**WHAT YOU HAVE TO DO**
Please output exactly the lines of the material from the first through the line containing "0.837, 0.942, 0.985]", and nothing more.

**DATA BLOCK**
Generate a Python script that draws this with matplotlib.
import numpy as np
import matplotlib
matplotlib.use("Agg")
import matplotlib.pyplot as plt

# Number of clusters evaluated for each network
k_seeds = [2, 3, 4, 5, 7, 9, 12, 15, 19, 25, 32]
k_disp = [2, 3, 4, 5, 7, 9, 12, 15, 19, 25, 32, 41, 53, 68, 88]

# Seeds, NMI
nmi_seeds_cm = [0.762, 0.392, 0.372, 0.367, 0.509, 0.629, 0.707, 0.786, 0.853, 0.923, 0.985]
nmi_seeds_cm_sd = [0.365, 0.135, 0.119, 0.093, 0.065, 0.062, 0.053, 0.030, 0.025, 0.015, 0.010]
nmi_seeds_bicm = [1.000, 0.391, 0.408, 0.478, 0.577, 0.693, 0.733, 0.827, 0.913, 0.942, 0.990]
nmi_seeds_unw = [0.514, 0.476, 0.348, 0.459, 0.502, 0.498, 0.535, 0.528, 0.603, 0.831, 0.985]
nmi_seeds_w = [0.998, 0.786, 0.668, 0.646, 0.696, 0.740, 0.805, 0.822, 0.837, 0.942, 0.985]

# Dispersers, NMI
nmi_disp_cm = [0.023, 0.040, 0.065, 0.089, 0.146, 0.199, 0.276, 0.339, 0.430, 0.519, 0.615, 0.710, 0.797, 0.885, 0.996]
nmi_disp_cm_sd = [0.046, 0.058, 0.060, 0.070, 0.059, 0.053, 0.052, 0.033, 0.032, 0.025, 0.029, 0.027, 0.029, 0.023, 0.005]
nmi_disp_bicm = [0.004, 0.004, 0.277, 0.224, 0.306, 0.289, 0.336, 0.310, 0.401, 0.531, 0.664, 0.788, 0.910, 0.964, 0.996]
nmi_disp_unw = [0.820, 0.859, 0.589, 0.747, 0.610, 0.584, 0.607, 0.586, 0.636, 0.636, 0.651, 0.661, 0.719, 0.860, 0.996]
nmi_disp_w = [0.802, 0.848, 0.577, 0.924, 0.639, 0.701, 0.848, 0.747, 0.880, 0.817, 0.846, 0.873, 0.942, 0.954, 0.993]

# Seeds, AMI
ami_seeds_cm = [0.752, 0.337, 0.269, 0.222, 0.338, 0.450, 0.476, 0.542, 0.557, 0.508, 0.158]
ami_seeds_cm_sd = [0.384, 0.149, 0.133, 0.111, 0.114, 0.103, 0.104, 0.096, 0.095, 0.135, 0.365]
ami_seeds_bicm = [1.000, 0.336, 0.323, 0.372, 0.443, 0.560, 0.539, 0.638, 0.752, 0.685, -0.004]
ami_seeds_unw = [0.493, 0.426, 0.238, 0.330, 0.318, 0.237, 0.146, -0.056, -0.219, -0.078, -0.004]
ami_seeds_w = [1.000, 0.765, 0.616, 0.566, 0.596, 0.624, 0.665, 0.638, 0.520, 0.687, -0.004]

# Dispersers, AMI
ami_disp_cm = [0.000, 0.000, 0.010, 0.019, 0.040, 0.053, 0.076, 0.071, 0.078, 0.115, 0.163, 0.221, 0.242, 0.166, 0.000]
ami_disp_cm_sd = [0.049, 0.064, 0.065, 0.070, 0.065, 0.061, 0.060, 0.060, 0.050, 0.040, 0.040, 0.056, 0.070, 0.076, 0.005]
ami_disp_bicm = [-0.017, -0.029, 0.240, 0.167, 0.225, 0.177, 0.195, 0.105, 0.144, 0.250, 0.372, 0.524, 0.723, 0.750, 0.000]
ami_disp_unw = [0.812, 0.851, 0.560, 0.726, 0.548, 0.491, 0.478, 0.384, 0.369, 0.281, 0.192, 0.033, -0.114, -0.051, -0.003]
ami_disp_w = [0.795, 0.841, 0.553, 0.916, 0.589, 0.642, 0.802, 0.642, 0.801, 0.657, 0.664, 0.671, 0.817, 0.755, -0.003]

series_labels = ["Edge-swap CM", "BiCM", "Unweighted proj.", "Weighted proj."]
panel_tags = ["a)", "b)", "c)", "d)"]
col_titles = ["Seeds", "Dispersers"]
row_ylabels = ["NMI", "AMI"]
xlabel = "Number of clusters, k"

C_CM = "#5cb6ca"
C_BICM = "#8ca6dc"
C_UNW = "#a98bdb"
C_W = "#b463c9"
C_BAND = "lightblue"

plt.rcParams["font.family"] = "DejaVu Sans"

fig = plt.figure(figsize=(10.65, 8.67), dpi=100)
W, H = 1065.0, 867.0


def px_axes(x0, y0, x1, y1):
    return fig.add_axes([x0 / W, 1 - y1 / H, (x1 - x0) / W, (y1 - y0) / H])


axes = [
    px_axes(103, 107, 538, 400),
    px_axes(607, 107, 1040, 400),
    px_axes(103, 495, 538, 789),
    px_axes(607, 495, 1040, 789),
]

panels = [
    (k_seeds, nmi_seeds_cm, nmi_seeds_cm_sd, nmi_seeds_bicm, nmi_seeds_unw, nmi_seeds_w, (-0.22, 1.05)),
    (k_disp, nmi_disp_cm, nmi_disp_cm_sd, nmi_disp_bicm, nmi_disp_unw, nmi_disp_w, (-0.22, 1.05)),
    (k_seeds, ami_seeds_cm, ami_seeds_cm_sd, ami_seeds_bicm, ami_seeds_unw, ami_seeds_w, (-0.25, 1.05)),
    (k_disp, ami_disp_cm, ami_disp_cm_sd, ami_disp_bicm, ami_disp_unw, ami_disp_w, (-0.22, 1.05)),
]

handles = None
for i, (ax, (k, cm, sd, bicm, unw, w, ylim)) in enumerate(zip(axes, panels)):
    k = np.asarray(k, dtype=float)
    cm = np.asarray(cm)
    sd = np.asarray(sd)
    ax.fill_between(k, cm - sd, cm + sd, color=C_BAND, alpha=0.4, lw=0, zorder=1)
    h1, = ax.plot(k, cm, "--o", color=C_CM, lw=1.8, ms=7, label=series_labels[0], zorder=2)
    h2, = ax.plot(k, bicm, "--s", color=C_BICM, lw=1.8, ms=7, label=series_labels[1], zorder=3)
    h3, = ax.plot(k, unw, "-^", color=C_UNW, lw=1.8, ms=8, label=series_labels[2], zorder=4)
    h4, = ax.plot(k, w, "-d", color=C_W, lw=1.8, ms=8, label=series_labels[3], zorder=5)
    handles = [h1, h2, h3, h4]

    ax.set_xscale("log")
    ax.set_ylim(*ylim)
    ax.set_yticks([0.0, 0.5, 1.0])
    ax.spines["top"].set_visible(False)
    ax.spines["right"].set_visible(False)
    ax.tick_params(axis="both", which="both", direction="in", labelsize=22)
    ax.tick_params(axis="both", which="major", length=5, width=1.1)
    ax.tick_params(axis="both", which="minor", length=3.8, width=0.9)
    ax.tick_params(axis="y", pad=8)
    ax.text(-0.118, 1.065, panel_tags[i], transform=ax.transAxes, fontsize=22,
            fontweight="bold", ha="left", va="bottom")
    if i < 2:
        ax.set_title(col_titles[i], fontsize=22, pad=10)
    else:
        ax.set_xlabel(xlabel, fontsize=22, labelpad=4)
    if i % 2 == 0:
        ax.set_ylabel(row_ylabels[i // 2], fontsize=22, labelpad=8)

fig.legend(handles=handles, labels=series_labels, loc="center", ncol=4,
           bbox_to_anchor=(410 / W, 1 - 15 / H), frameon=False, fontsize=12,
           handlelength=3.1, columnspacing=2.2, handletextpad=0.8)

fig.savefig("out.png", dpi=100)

**THE ANSWER**
Generate a Python script that draws this with matplotlib.
import numpy as np
import matplotlib
matplotlib.use("Agg")
import matplotlib.pyplot as plt

# Number of clusters evaluated for each network
k_seeds = [2, 3, 4, 5, 7, 9, 12, 15, 19, 25, 32]
k_disp = [2, 3, 4, 5, 7, 9, 12, 15, 19, 25, 32, 41, 53, 68, 88]

# Seeds, NMI
nmi_seeds_cm = [0.762, 0.392, 0.372, 0.367, 0.509, 0.629, 0.707, 0.786, 0.853, 0.923, 0.985]
nmi_seeds_cm_sd = [0.365, 0.135, 0.119, 0.093, 0.065, 0.062, 0.053, 0.030, 0.025, 0.015, 0.010]
nmi_seeds_bicm = [1.000, 0.391, 0.408, 0.478, 0.577, 0.693, 0.733, 0.827, 0.913, 0.942, 0.990]
nmi_seeds_unw = [0.514, 0.476, 0.348, 0.459, 0.502, 0.498, 0.535, 0.528, 0.603, 0.831, 0.985]
nmi_seeds_w = [0.998, 0.786, 0.668, 0.646, 0.696, 0.740, 0.805, 0.822, 0.837, 0.942, 0.985]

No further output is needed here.